El desarrollo del caso puede llevar años, inclusive, puede superar el periodo parlamentario. Pero falta lo peor: la amenaza al legislador que ose solicitar la pérdida de investidura de un colega. El proyecto faculta al Tribunal Electoral a procesar al denunciante por “temeridad o mala fe en la acusación”. No solamente complejizan el proceso, sino intimidan.

Los diputados, a pesar de representar a las regiones y de tener mayor cercanía con la gente, sin embargo, se alejan cada vez más de las demandas ciudadanas de mayor transparencia y combate a la corrupción.

Este despropósito no puede convertirse en ley. Si se aprueba como está (falta el tratamiento en particular en Diputados), el Senado debe rechazarlo por completo. Y si la Cámara Alta le da su venia (como lo hizo con el mamotreto anterior), el Poder Ejecutivo tiene la potestad de vetarla.
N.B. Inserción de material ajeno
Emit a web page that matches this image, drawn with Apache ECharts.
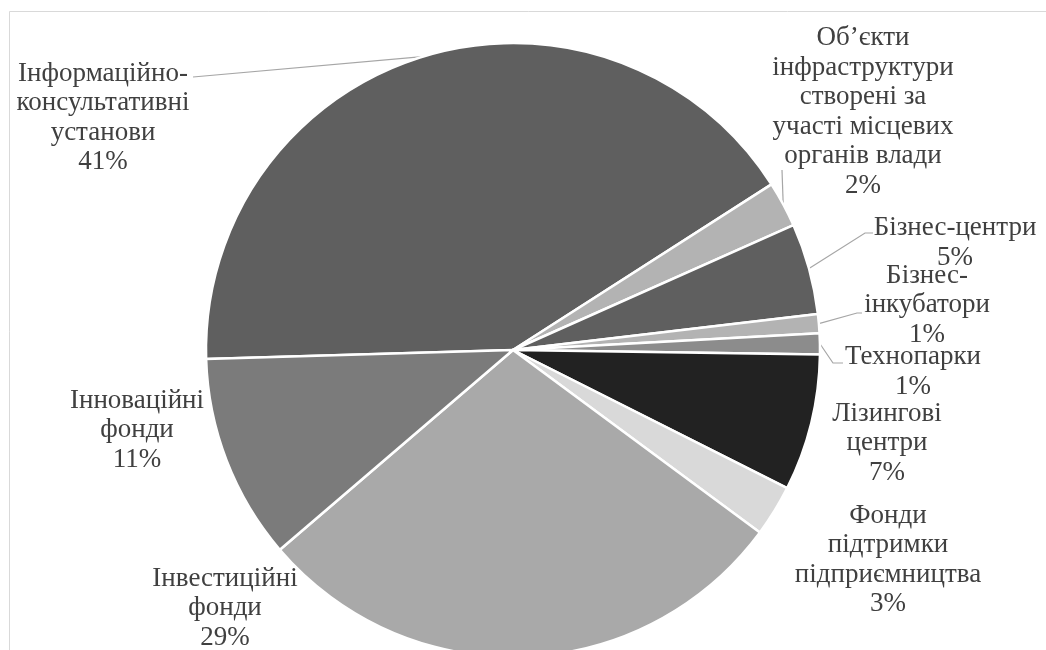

Los diputados y los políticos en general siguen sin comprender el nuevo contexto social del hartazgo ciudadano. Desde sus curules pueden redactar estos despropósitos, otros con lenguaje mafioso pueden ordenar la quema del bus que traslada habitualmente a los indignados, pueden tomar atajos y fabricar chicanas, pero lo que ya no pueden detener es la ola ciudadana que crece como un tsunami con cada injusticia.

Entonces no habrá coraza que los proteja del tribunal popular.